3. View the Results: The calculator instantly provides three key pieces of information:
   • Exact Result: The precise value, calculated using the change of base formula.
   • Formula Explanation: It shows how the Change of Base formula (using natural log, ln) is applied.
   • Approximation: It finds the two integers that the logarithm’s value lies between, which is the first step in manual approximation.
4. Analyze the Graph: The chart dynamically updates to show the curve for the selected base, helping you visualize the function.

Key Factors That Affect Logarithms

• The Base: The base determines the rate at which the logarithm grows. A larger base leads to a slower-growing logarithm. For example, log₁₀(1000) is 3, but log₂(1000) is almost 10.
• The Number (Argument): As the number increases, its logarithm increases. However, this growth is not linear; it slows down significantly for larger numbers.
• Proximity to Powers of the Base: Estimating a logarithm is easiest when the number is close to an integer power of the base.
• Logarithm Properties: Using the product, quotient, and power rules can break a complex logarithm into simpler parts. For instance, knowing log₂(3) helps you find log₂(6) since log₂(6) = log₂(2*3) = log₂(2) + log₂(3) = 1 + log₂(3).
• Choice of New Base: When using the change of base formula, picking a convenient new base (like 10 or ‘e’) is critical, as these were historically available in log tables.
• Number Range: The logarithm of a number between 0 and 1 is always negative. The logarithm of 1 is always 0 for any base.

Frequently Asked Questions

1. Why can’t the logarithm base be 1?

If the base were 1, you would have 1 raised to some power. 1 to any power is always 1, so you could never get any other number. This makes the function useless for calculation.

2. Why does the number have to be positive?

A positive base raised to any real power can only produce a positive result. Therefore, you cannot take the logarithm of a negative number or zero within the real number system.

3. What is the difference between ‘log’ and ‘ln’?

‘log’ usually implies the common logarithm, which has a base of 10 (log₁₀). ‘ln’ refers to the natural logarithm, which has base ‘e’ (approximately 2.718). Natural logarithms are very common in science and mathematics.

4. How did people calculate logs before calculators?

They used extensive, pre-computed log tables. Mathematicians like Henry Briggs and John Napier spent years creating these tables by hand using series approximations.

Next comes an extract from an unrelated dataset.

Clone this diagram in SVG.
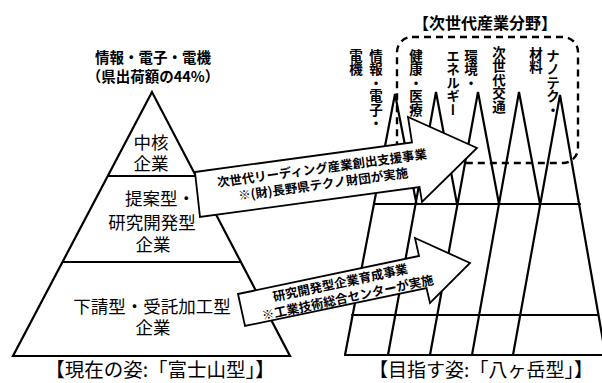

Navigators, scientists, and engineers would use these tables and the log properties to multiply and divide large numbers.

5. What’s the point of learning how to do logs without a calculator today?

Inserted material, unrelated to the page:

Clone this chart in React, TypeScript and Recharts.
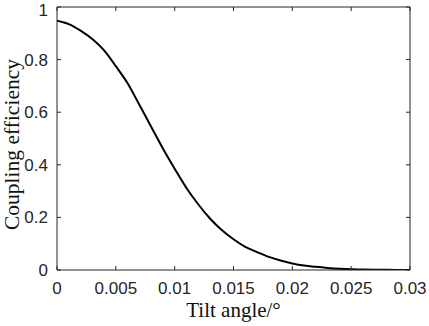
import { LineChart, Line, XAxis, YAxis, Label } from 'recharts';

const tiltAngles = [
  0, 0.001, 0.002, 0.003, 0.004, 0.005, 0.006, 0.007, 0.008, 0.009, 0.01,
  0.011, 0.012, 0.013, 0.014, 0.015, 0.016, 0.017, 0.018, 0.019, 0.02,
  0.021, 0.022, 0.023, 0.024, 0.025, 0.026, 0.027, 0.028, 0.029, 0.03,
];
const efficiency = [
  0.948, 0.935, 0.91, 0.878, 0.835, 0.775, 0.71, 0.628, 0.545, 0.462, 0.385,
  0.312, 0.25, 0.196, 0.152, 0.117, 0.088, 0.068, 0.05, 0.036, 0.025,
  0.017, 0.012, 0.008, 0.005, 0.003, 0.002, 0.001, 0.0006, 0.0003, 0.0002,
];
const xTicks = [0, 0.005, 0.01, 0.015, 0.02, 0.025, 0.03];
const yTicks = [0, 0.2, 0.4, 0.6, 0.8, 1];

const chartData = tiltAngles.map((x, i) => ({ x, y: efficiency[i] }));

const AXIS = '#262626';
const tickFont = { fontSize: 17, fill: AXIS, fontFamily: 'Liberation Sans, Arial, sans-serif' };
const labelFont = 'Liberation Serif, Times New Roman, serif';

const fmt = (v: number) => String(v);
const noTick = () => <g />;

export default function App() {
  return (
    <div style={{ width: 429, height: 326, background: '#fff' }}>
      <style>{'body{margin:0}'}</style>
      <LineChart width={429} height={326} data={chartData} margin={{ top: 6, right: 18, bottom: 0, left: 0 }}>
        <XAxis
          dataKey="x"
          type="number"
          domain={[0, 0.03]}
          ticks={xTicks}
          tickFormatter={fmt}
          height={56}
          stroke={AXIS}
          tickSize={-4}
          tickMargin={16}
          tick={tickFont}
          allowDataOverflow
        >
          <Label
            value="Tilt angle/°"
            position="insideBottom"
            offset={9}
            style={{ fontSize: 21, fill: '#111', fontFamily: labelFont }}
          />
        </XAxis>
        <XAxis
          xAxisId="top"
          dataKey="x"
          orientation="top"
          type="number"
          domain={[0, 0.03]}
          ticks={xTicks}
          height={1}
          stroke={AXIS}
          tickSize={-4}
          tick={noTick}
          allowDataOverflow
        />
        <YAxis
          type="number"
          domain={[0, 1]}
          ticks={yTicks}
          tickFormatter={fmt}
          width={57}
          stroke={AXIS}
          tickSize={-4}
          tickMargin={13}
          tick={tickFont}
          allowDataOverflow
        >
          <Label
            content={({ viewBox }: any) => {
              const cx = 19;
              const cy = viewBox.y + viewBox.height / 2 + 6;
              return (
                <text
                  x={cx}
                  y={cy}
                  transform={`rotate(-90 ${cx} ${cy})`}
                  textAnchor="middle"
                  style={{ fontSize: 21.5, fill: '#111', fontFamily: labelFont }}
                >
                  Coupling efficiency
                </text>
              );
            }}
          />
        </YAxis>
        <YAxis
          yAxisId="right"
          orientation="right"
          type="number"
          domain={[0, 1]}
          ticks={yTicks}
          width={1}
          stroke={AXIS}
          tickSize={-4}
          tick={noTick}
          allowDataOverflow
        />
        <Line
          xAxisId="top"
          yAxisId="right"
          dataKey="y"
          stroke="none"
          dot={false}
          activeDot={false}
          isAnimationActive={false}
        />
        <Line
          dataKey="y"
          type="monotone"
          stroke="#000"
          strokeWidth={2}
          dot={false}
          isAnimationActive={false}
        />
      </LineChart>
    </div>
  );
}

It builds strong estimation and mental math skills. It’s also required in many standardized tests and university courses where advanced calculators are not permitted.

6. Is the change of base formula the only way to calculate a log?

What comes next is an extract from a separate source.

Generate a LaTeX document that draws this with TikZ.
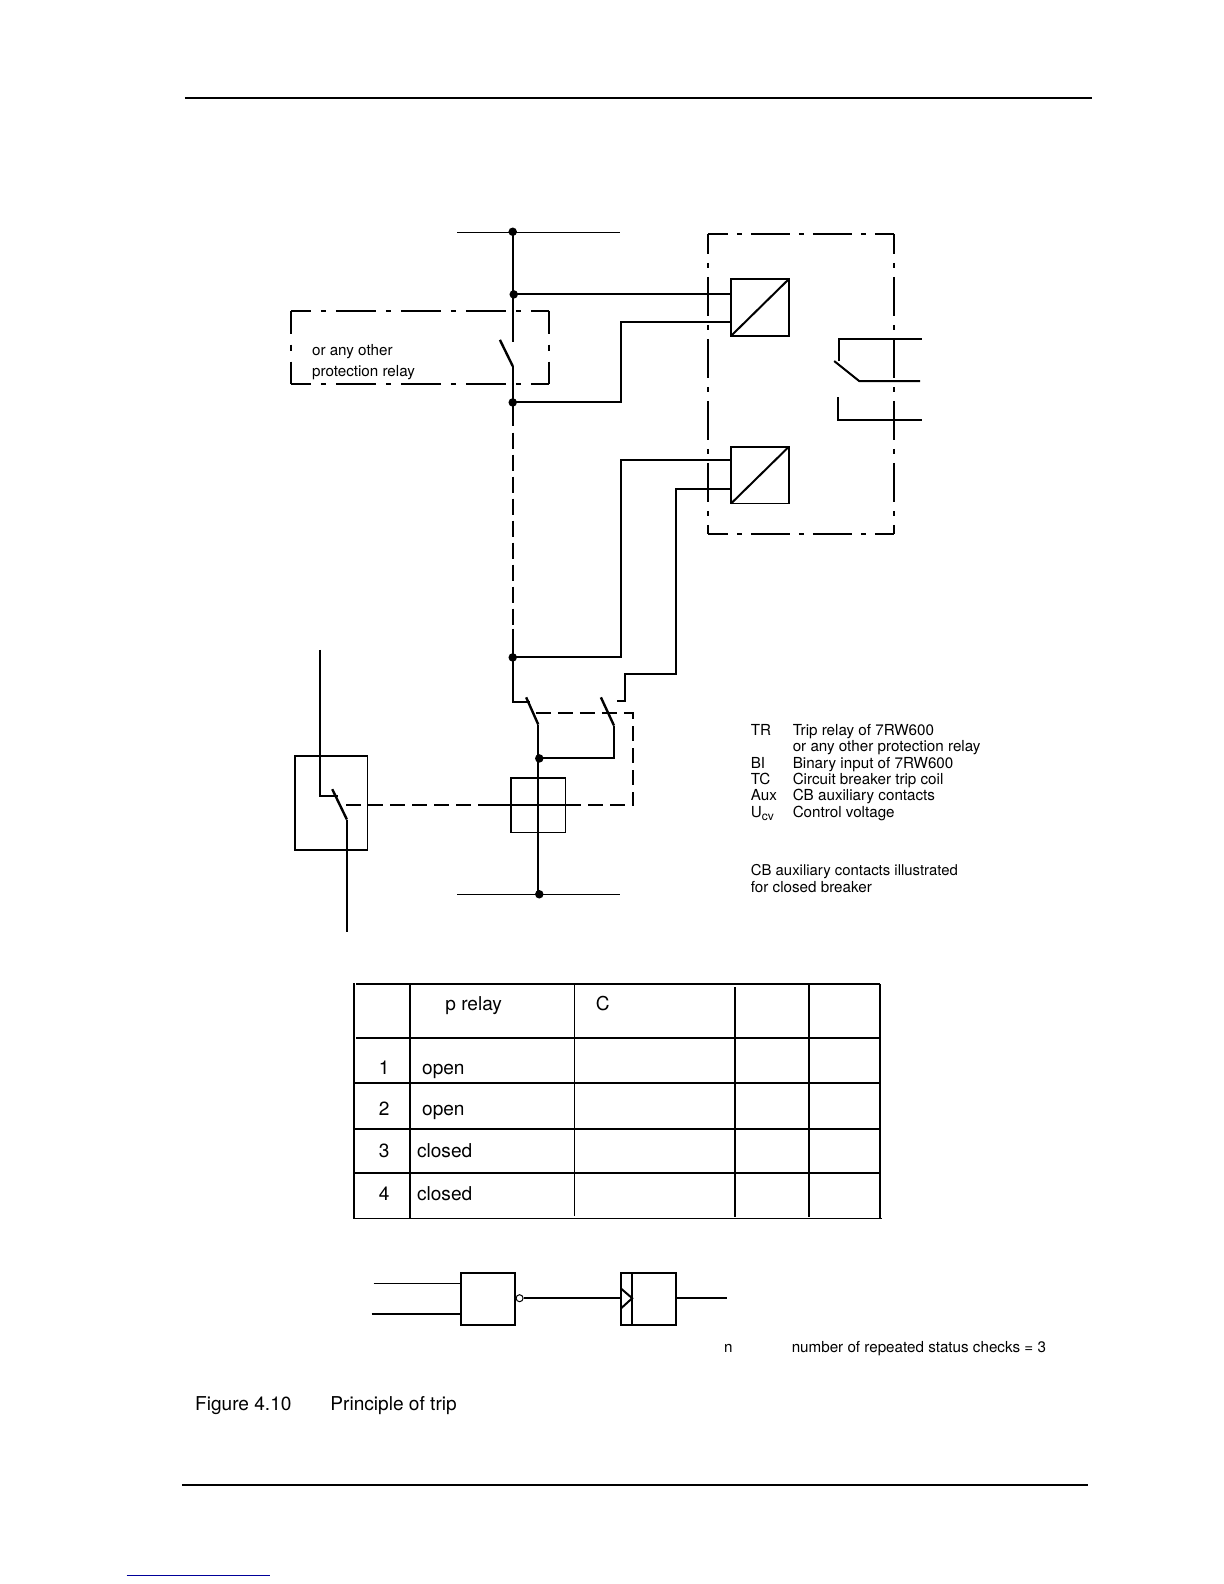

No, but it’s the most common for converting to a known base. Other methods include using Taylor series expansions, but these are far more complex and not practical for quick manual calculation.

7. How accurate is the integer approximation?

Finding the integer bounds (e.g., “between 3 and 4”) is 100% accurate. It provides a range, not a point value. Further refinement requires more advanced techniques, like linear interpolation.

8. Can I use the change of base formula with ‘log’ instead of ‘ln’?

Yes. The formula works with any new base, as long as you use the same new base for both the numerator and the denominator. For example, `log₂(16) = log₁₀(16) / log₁₀(2)`. Both will give you the answer 4.